“A Risk Analytics Approach to Production Planning” by Ms. Liao Wang
IIM SEMINAR
Speaker:
Ms. Liao Wang
PhD Candidate
Columbia University
Abstract:
We study production planning integrated with risk hedging to minimize certain specific risk measures such as shortfall. In addition to the one-time production quantity decision, there is a real-time hedging strategy throughout the horizon; and the goal is to minimize the gap between a pre-specified target and the total terminal wealth achieved by both production and hedging. To this end, we model demand as a stochastic process with two random components: in addition to the usual Gaussian component to capture forecast noise, the demand rate takes the form of a function of an asset price (itself being another stochastic process).

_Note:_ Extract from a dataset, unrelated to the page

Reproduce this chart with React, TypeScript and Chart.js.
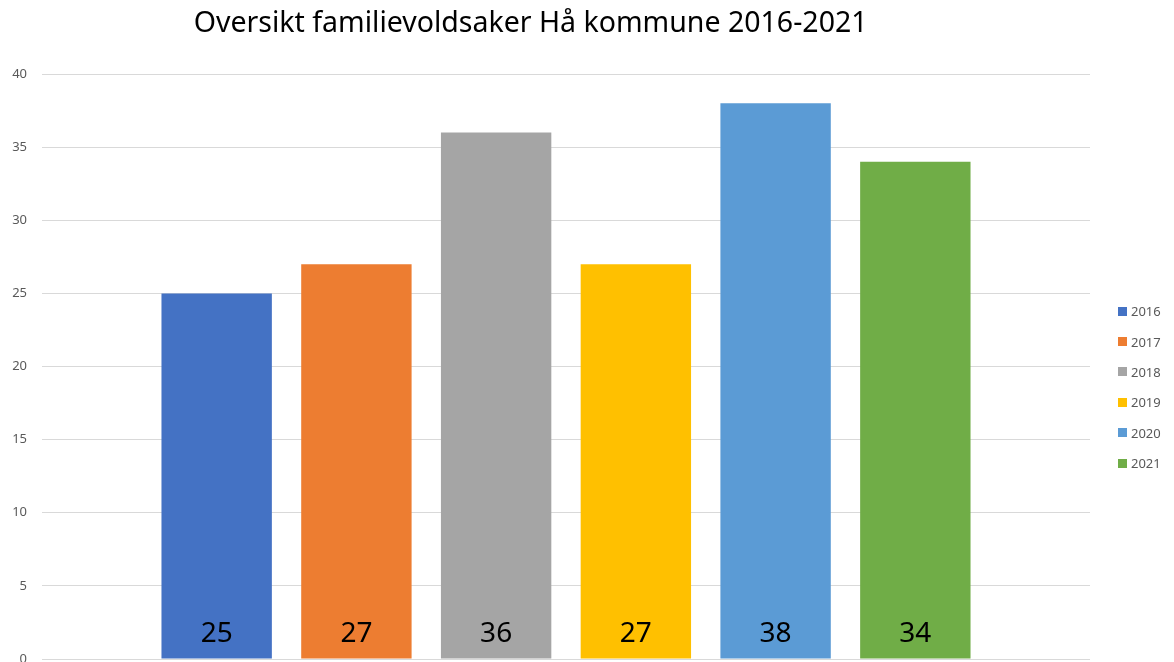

We do not assume any specific form of this rate function, allowing it to be machine-learned from demand and asset price data. Using a duality based method, we derive the optimal hedging strategy, which can be expressed as a portfolio of two options, a digital option and a put option. With the hedging strategy optimized, we show that optimizing production quantity is a convex minimization problem. With both production and hedging optimized, we provide a complete characterization of the efficient frontier: the minimized shortfall as an increasing function of the target. Other model features include partial information and a budget constraint, both are motivated by practical implementations. A brief overview of two other related projects in risk/business analytics will also be highlighted.